Varathron- Untrodden Corridors of Hades

By Chris Dahlberg

Published on Tuesday, December 16, 2014

While Varathron never seemed to gain quite as much notoriety as other founders of the Greek black metal scene like Rotting Christ and Necromantia, they have maintained a presence in the underground over the past 25 years. Rather than sticking with traditional release cycles, Varathron’s albums have been more spread out, with this year’s Untrodden Corridors of Hades coming nearly five years after the last full length. This appears to have paid off, as the group seems to only be getting better with age and have put out material that perfectly blends mid-tempo riffs and harsher moments with plenty of atmosphere and twists and turns.

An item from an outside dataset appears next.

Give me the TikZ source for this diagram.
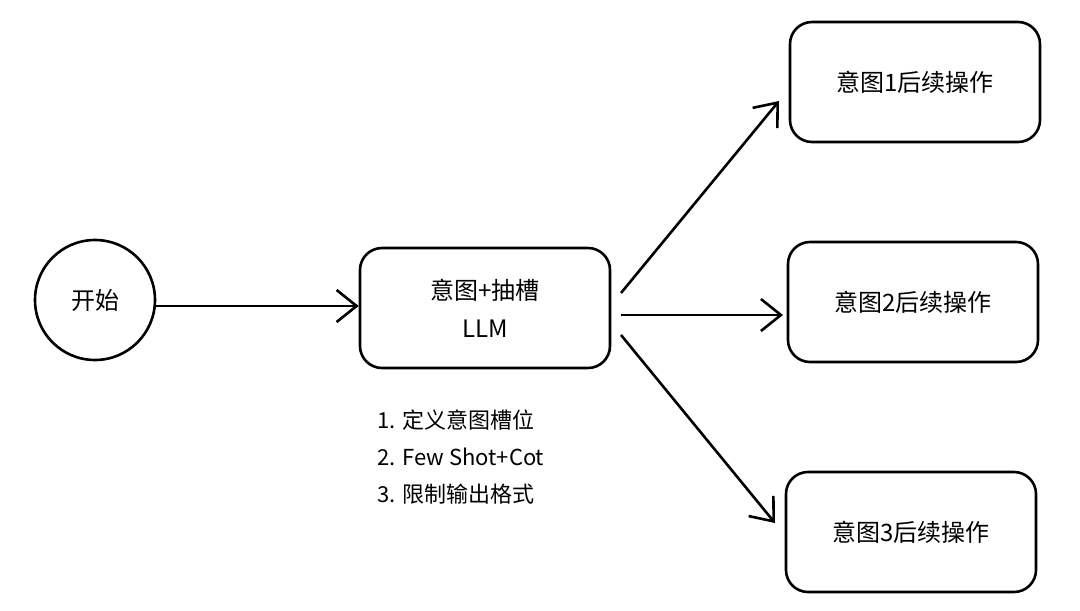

Untrodden Corridors of Hades consists of seven songs, and with a total running time of almost 50 minutes this gives each track plenty of time to twist and turn as it builds a thick atmosphere. Even if you haven’t spent that much time with Varathron’s previous work the ideas here will likely still sound familiar, as there some similarities to Rotting Christ in the way the guitars let the melody expand slowly and the drums throw in some fills and other rhythmic elements that aren’t just constant blasting. It works to their advantage, as even when these songs stretch into the seven or eight minute mark the instrumentalists are able to fully capture your attention. There’s a perfect balance between that harsher bite and entrancing melodies that create a thick and murkier atmosphere. While the formula remains the same for the majority of the album, Varathron is able to throw in some surprises such as the sudden jazzier bass groove in the middle of closer “Delve Into the Past” or the sudden burst of faster riffing on “Leprocious Lord.” Untrodden Corridors of Hades is able to back up its thicker atmosphere with a considerable amount of substance, and that makes it an effort listeners will want to spend a good deal of time with.

Vocalist Stefan Necroabyssious has been with the band since the very beginning, and his performance on this album should leave most listeners very impressed. Rather than simply sticking with the familiar growling or high pitched shrieking that is common for black metal, Stefan’s pitch comes in as a raspier snarl that is able to twist and turn along with the instrumentals. There’s a feeling of constant change to the performance, as the range that is on display throughout this album is impressive, and some clean singing is even integrated in during key moments. The two vocal sections that stood out to me the most on this record were the rhythmic screams and snarls on opener “Kabalistic Invocation of Solomon” that are perfectly synced up with the instrumentals, and the intense screaming on “Death Chant” where Stefan sounds like he’s pushing himself to his limits.

Varathron is still at the top of their game, even twenty five plus years after forming. They’ve taken the familiar mid-tempo riffs and thicker atmosphere that has always been a part of the Greek black metal sound and made additional tweaks to it that continually draws listeners in. It’s a natural evolution for the band that makes a strong statement, and while Untrodden Corridors of Hades just barely missed making it as one my top picks of the year it’s a must listen for those with a taste for the slower, mysterious sounding black metal out there.